MATLAB: Are calculations on a GPU using the Parallel Computing Toolbox in MATLAB R2017b executed with double precision

MATLAB

I am using the Parallel Computing Toolbox in MATLAB R2017b, and I want to know if I can perform calculations on my GPU with double precision.

Best Answer

Yes, MATLAB will perform all calculations on your GPU  in double precision. You can use GPUs with MATLAB through Parallel Computing Toolbox , which support *CUDA-enabled NVIDIA GPUs* with compute capability 2.0 or higher. Note that in a future release, support for GPU devices of compute capability 2.x will be removed, and compute capability 3.0 will be required.

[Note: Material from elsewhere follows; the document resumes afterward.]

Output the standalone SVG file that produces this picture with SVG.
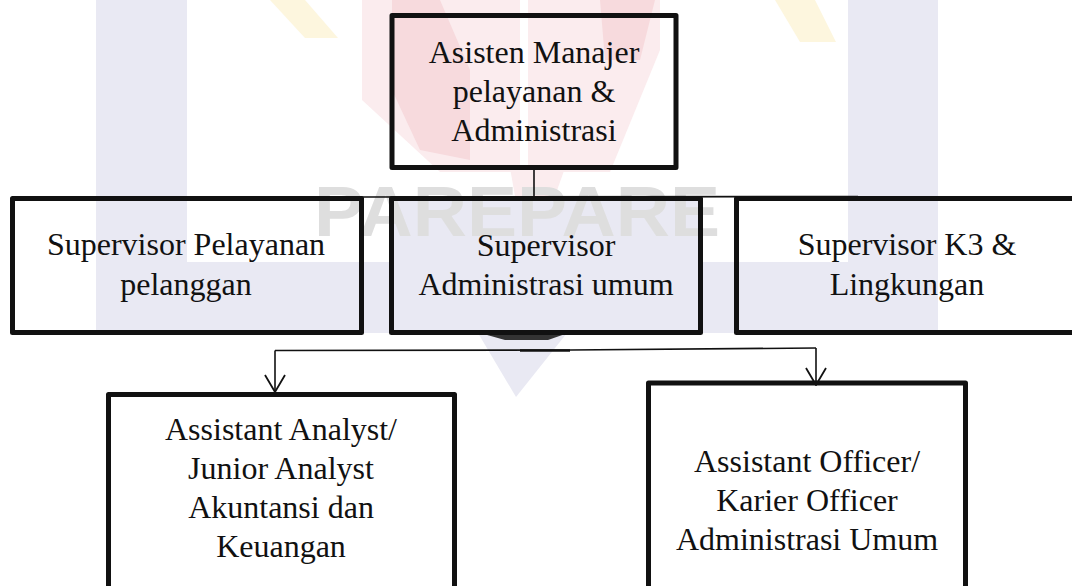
<svg xmlns="http://www.w3.org/2000/svg" width="1072" height="586" viewBox="0 0 1072 586">
<style>
.box{fill:none;stroke:#111;stroke-width:5;stroke-linejoin:round}
.lbl{font-family:"Liberation Serif","Times New Roman",serif;font-size:32px;fill:#111;text-anchor:middle}
.con{fill:none;stroke:#111;stroke-width:1.6}
.wm-lav{fill:#e9e9f3}
.wm-pink{fill:#fbecee}
.wm-red{fill:#f7dadd}
.wm-yel{fill:#fdf6de}
</style>
<defs>
<marker id="arr" viewBox="0 0 20 24" refX="19" refY="12" markerWidth="20" markerHeight="24" markerUnits="userSpaceOnUse" orient="auto">
<path d="M2,2 L19,12 L2,22" fill="none" stroke="#111" stroke-width="1.8"/>
</marker>
</defs>
<rect width="1072" height="586" fill="#fff"/>
<g id="watermark">
<rect class="wm-lav" x="96" y="0" width="91" height="333"/>
<rect class="wm-lav" x="848" y="0" width="90" height="333"/>
<rect class="wm-lav" x="96" y="262" width="842" height="71"/>
<rect class="wm-lav" x="391" y="198" width="310" height="135"/>
<polygon class="wm-lav" points="478,333 567,333 516,397"/>
<polygon fill="#333" points="480,333 568,333 548,340 505,340"/>
<polygon class="wm-pink" points="362,0 520,0 520,172 440,172 362,100"/>
<polygon class="wm-pink" points="528,0 660,0 660,50 610,172 528,172"/>
<polygon class="wm-red" points="392,0 440,0 470,70 470,160 420,150 392,90"/>
<polygon class="wm-red" points="600,0 655,0 640,60 605,60"/>
<polygon class="wm-pink" points="510,168 565,168 555,196 515,196"/>
<polygon class="wm-yel" points="270,0 305,0 338,38 305,38"/>
<polygon class="wm-yel" points="775,0 815,0 836,42 800,42"/>
<text x="314" y="236" textLength="406" lengthAdjust="spacingAndGlyphs" style="font-family:'Liberation Sans',Arial,sans-serif;font-weight:bold;font-size:70px;fill:#dedede">PAREPARE</text>
</g>
<g id="connectors">
<line class="con" x1="534" y1="170" x2="534" y2="198"/>
<line class="con" x1="362" y1="197" x2="858" y2="196.5"/>
<polyline class="con" points="275,350.5 570,350 816,348"/>
<line x1="520" y1="350.5" x2="570" y2="350.5" stroke="#111" stroke-width="2.6"/>
<line class="con" x1="275" y1="350.5" x2="275" y2="392" marker-end="url(#arr)"/>
<line class="con" x1="816" y1="348" x2="816" y2="385" marker-end="url(#arr)"/>
</g>
<g id="node-asisten-manajer">
<rect class="box" x="392" y="15.5" width="284" height="152"/>
<text class="lbl" x="534" y="63">Asisten Manajer</text>
<text class="lbl" x="534" y="102">pelayanan &amp;</text>
<text class="lbl" x="534" y="141">Administrasi</text>
</g>
<g id="node-sup-pelayanan">
<rect class="box" x="12.5" y="198.5" width="349" height="134"/>
<text class="lbl" x="186" y="255">Supervisor Pelayanan</text>
<text class="lbl" x="186" y="295">pelanggan</text>
</g>
<g id="node-sup-administrasi">
<rect class="box" x="391.5" y="198.5" width="309" height="134"/>
<text class="lbl" x="546" y="256">Supervisor</text>
<text class="lbl" x="546" y="295">Administrasi umum</text>
</g>
<g id="node-sup-k3">
<rect class="box" x="736.5" y="198.5" width="400" height="134"/>
<text class="lbl" x="907" y="255">Supervisor K3 &amp;</text>
<text class="lbl" x="907" y="295">Lingkungan</text>
</g>
<g id="node-assistant-analyst">
<rect class="box" x="108.5" y="394.5" width="346" height="250"/>
<text class="lbl" x="281" y="440">Assistant Analyst/</text>
<text class="lbl" x="281" y="479">Junior Analyst</text>
<text class="lbl" x="281" y="518">Akuntansi dan</text>
<text class="lbl" x="281" y="557">Keuangan</text>
</g>
<g id="node-assistant-officer">
<rect class="box" x="648.5" y="383" width="317" height="260"/>
<text class="lbl" x="807" y="472">Assistant Officer/</text>
<text class="lbl" x="807" y="511">Karier Officer</text>
<text class="lbl" x="807" y="550">Administrasi Umum</text>
</g>
</svg>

See the following link for further information: https://mathworks.com/discovery/matlab-gpu.html
Please be aware that compute capability refers more to the architecture / feature set of a GPU card than its actual performance in double or single precision. For performance, you can refer to this Wikipedia page (<https://en.wikipedia.org/wiki/List_of_Nvidia_graphics_processing_units>) which has the double vs single precision performance of pretty much every NVIDIA card out there.
The following code is a short "GPU double precision" example. Therein, matrices of random numbers are created on the CPU workspace, allocated on the GPU for subsequent computation before the outcome is re-transferred to the CPU
rng(42)
A = randn(5);
B = randn(5);
Agpu = gpuArray(A);
Bgpu = gpuArray(B);
% GPU loop
for i = 1:10
Bgpu = Bgpu + Agpu * Agpu;
end
Bdouble = gather(Bgpu);
The resulting data types can be identified by using the command "whos":
>> whos
  Name         Size            Bytes  Class       Attributes
  A            5x5               200  double                
  Agpu         5x5                 4  gpuArray              
  B            5x5               200  double                
  Bdouble      5x5               200  double                
  Bgpu         5x5                 4  gpuArray              
  i            1x1                 8  double 
One way of double check the precision, is the comparison of matrix multiplications performed on CPU vs GPU. These will produce the same results within a double precision tolerance. According to the IEEE-754 standard, double precision has 52 bits for the mantissa, which may result in a quantization error of eps = 2 ^ -52 = 2.2 *10 ^ -16. Note that the "eps" is added and multiplied throughout this calculation, and will be accumulated in the total delta. 
% CPU loop
for i = 1:10
B = B + A * A;
end
% difference
delta = B - Bdouble
delta =
   1.0e-14 *
         0         0         0         0    0.2665
   -0.1776         0   -0.3553         0         0
         0   -0.2387         0         0         0
         0         0         0    0.0222         0
         0   -0.0888         0         0         0